Kona Bidco merger gives Kennedy-Wilson (KW) holders $10.90 cash per share
Rhea-AI Filing Summary
Kennedy-Wilson Holdings, Inc. director Richard Aidan Hugh Boucher reported the disposition of 67,787 shares of Common Stock back to the company in connection with a merger. Each outstanding share was converted into the right to receive $10.90 in cash per share at the merger’s effective time. Following this issuer disposition, Boucher reported holding zero Kennedy-Wilson shares. Outstanding restricted stock units also vested and were canceled, with holders entitled to a lump-sum cash payment based on the same $10.90 per-share merger consideration plus accrued dividend equivalents.
Positive
- None.
Negative
- None.
Insights
Director’s Form 4 reflects completion of a cash merger at $10.90 per share.

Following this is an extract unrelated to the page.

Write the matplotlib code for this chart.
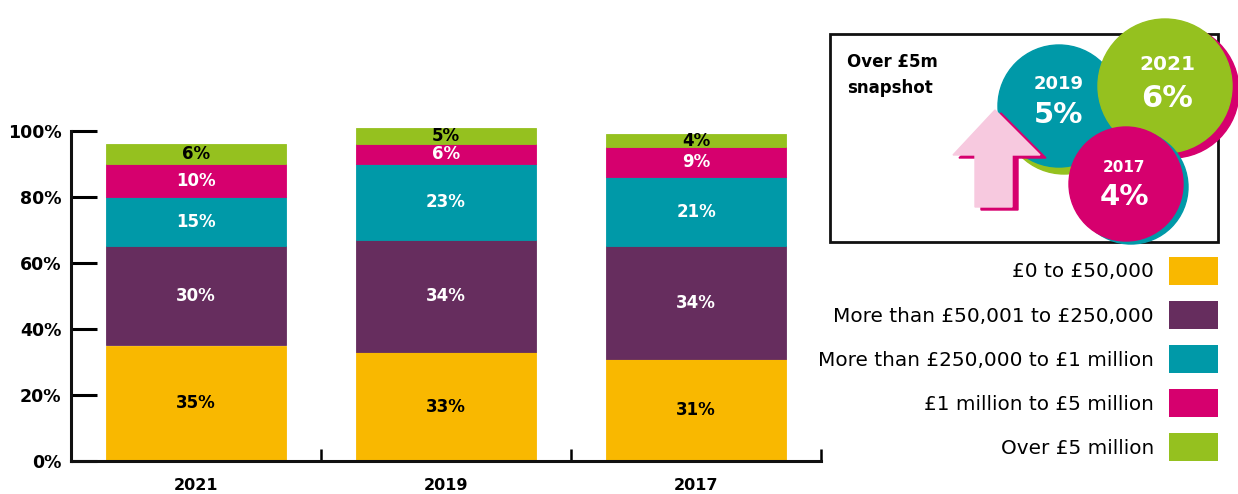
import numpy as np
import matplotlib
matplotlib.use("Agg")
import matplotlib.pyplot as plt
from matplotlib.patches import Circle, Polygon, Rectangle, Patch

years = ["2021", "2019", "2017"]
bands = ["£0 to £50,000",
         "More than £50,001 to £250,000",
         "More than £250,000 to £1 million",
         "£1 million to £5 million",
         "Over £5 million"]
up_to_50k = [35, 33, 31]
k50_to_250k = [30, 34, 34]
k250_to_1m = [15, 23, 21]
m1_to_5m = [10, 6, 9]
over_5m = [6, 5, 4]
yticks = [0, 20, 40, 60, 80, 100]

series = [up_to_50k, k50_to_250k, k250_to_1m, m1_to_5m, over_5m]
colors = ["#f9b800", "#662d5e", "#0099a8", "#d6006e", "#95c11f"]
text_colors = ["black", "white", "white", "white", "black"]

W, H = 1238, 494
fig = plt.figure(figsize=(W / 100, H / 100), dpi=100)
bold = dict(family="DejaVu Sans", weight="bold")

ax = fig.add_axes([71 / W, 1 - 461 / H, 750 / W, 330 / H])
x = np.arange(len(years))
bottom = np.zeros(len(years))
for vals, col, tc in zip(series, colors, text_colors):
    vals = np.array(vals, dtype=float)
    ax.bar(x, vals, 0.72, bottom=bottom, color=col, edgecolor=col,
           linewidth=0.6, clip_on=False, zorder=2)
    for xi, b, v in zip(x, bottom, vals):
        ax.text(xi, b + v / 2, f"{v:.0f}%", ha="center", va="center",
                color=tc, fontsize=12, zorder=3, **bold)
    bottom += vals

ax.set_xlim(-0.5, 2.5)
ax.set_ylim(0, 100)
for s in ["top", "right"]:
    ax.spines[s].set_visible(False)
for s in ["left", "bottom"]:
    ax.spines[s].set_linewidth(2.2)
    ax.spines[s].set_color("#111111")
    ax.spines[s].set_zorder(4)
ax.set_yticks(yticks)
ax.set_yticklabels([f"{t}%" for t in yticks], fontsize=12.5, **bold)
ax.tick_params(axis="y", direction="in", length=19, width=2.2, pad=7)
ax.set_xticks([0.5, 1.5, 2.5])
ax.set_xticklabels([])
ax.set_xticks(x, minor=True)
ax.set_xticklabels(years, minor=True, fontsize=11.5, **bold)
ax.tick_params(axis="x", which="major", direction="in", length=9, width=1.8)
ax.tick_params(axis="x", which="minor", length=0, pad=12)

# legend to the right, labels before swatches
handles = [Patch(facecolor=c, edgecolor="none") for c in colors]
fig.legend(handles, bands, loc="upper right", markerfirst=False,
           bbox_to_anchor=(1218 / W, 1 - 257 / H), frameon=False,
           prop=dict(family="DejaVu Sans", size=14.4), handlelength=2.45,
           handleheight=1.78, labelspacing=0.8, handletextpad=0.75,
           borderpad=0, borderaxespad=0)

# snapshot panel drawn in pixel coordinates
ov = fig.add_axes([0, 0, 1, 1], zorder=5)
ov.set_xlim(0, W)
ov.set_ylim(H, 0)
ov.axis("off")
ov.add_patch(Rectangle((830, 34), 388, 208, fill=False, lw=2, ec="#111111"))
ov.text(847, 75, "Over £5m\nsnapshot", fontsize=12, va="center", ha="left",
        linespacing=1.6, **bold)

# 2019 circle with green shadow
ov.add_patch(Circle((1064, 113), 61, color=colors[4], zorder=1))
ov.add_patch(Circle((1059, 106), 61, color=colors[2], zorder=2))
ov.text(1059, 84, years[1], color="white", fontsize=13, ha="center",
        va="center", zorder=6, **bold)
ov.text(1059, 115, f"{over_5m[1]}%", color="white", fontsize=21,
        ha="center", va="center", zorder=6, **bold)
# 2021 circle with pink shadow
ov.add_patch(Circle((1172, 91), 67, color=colors[3], zorder=3))
ov.add_patch(Circle((1165, 86), 67, color=colors[4], zorder=4))
ov.text(1167, 64, years[0], color="white", fontsize=14.5, ha="center",
        va="center", zorder=6, **bold)
ov.text(1167, 98, f"{over_5m[0]}%", color="white", fontsize=22,
        ha="center", va="center", zorder=6, **bold)
# 2017 circle with teal shadow
ov.add_patch(Circle((1131, 187), 57, color=colors[2], zorder=5))
ov.add_patch(Circle((1126, 184), 57, color=colors[3], zorder=5.1))
ov.text(1124, 167, years[2], color="white", fontsize=11, ha="center",
        va="center", zorder=6, **bold)
ov.text(1124, 197, f"{over_5m[2]}%", color="white", fontsize=21,
        ha="center", va="center", zorder=6, **bold)

# upward arrow with shadow
arrow = np.array([[995, 110], [1040, 155], [1012, 155], [1012, 207],
                  [975, 207], [975, 155], [953, 155]])
ov.add_patch(Polygon(arrow + [6, 3], closed=True, color=colors[3], zorder=2.5))
ov.add_patch(Polygon(arrow, closed=True, color="#f7c9df", zorder=2.6))

fig.savefig("out.png", dpi=100)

The Form 4 shows a disposition of 67,787 Kennedy-Wilson common shares to the issuer at an effective price of $10.90 per share. This ties directly to a completed merger in which Kona Merger Subsidiary combined with the company, leaving it as a wholly owned subsidiary of Kona Bidco.
Because each outstanding share was converted into a cash right, and restricted stock units vested and were cashed out at the same $10.90 per-share merger consideration plus dividend equivalents, this filing mainly confirms the equity cash-out mechanics rather than discretionary trading. For existing holders, equity exposure is replaced by cash according to the merger terms.
Insider Trade Summary
| Type | Security | Shares | Price | Value |
|---|---|---|---|---|
| Disposition | Common Stock | 67,787 | $0.00 | -- |
Footnotes (1)
- In connection with the terms of an Agreement and Plan of Merger, dated as of February 16, 2026, as amended on March 15, 2026 (the "Merger Agreement"), by and among the Issuer, Kona Bidco, LLC ("Parent"), and Kona Merger Subsidiary, Inc., a wholly owned subsidiary of Parent ("Merger Sub"), Merger Sub merged with and into the Issuer with the Issuer continuing as the surviving company and a wholly owned subsidiary of Parent upon consummation of the merger (the "Effective Time"). At the Effective Time, each outstanding share of Common Stock was automatically converted into the right to receive an amount in cash equal to $10.90 per share, without interest and subject to any applicable withholding taxes required by law (the "Merger Consideration"). At the Effective Time, each outstanding restricted stock unit ("RSU") vested and was canceled, with the holder entitled to receive a lump-sum cash payment, without interest, equal to (x) the product, rounded down to the nearest cent, obtained by multiplying (1) the total number of shares underlying such RSU, by (2) the Merger Consideration, plus (y) any amounts payable in respect of accrued and unpaid dividend equivalents thereon.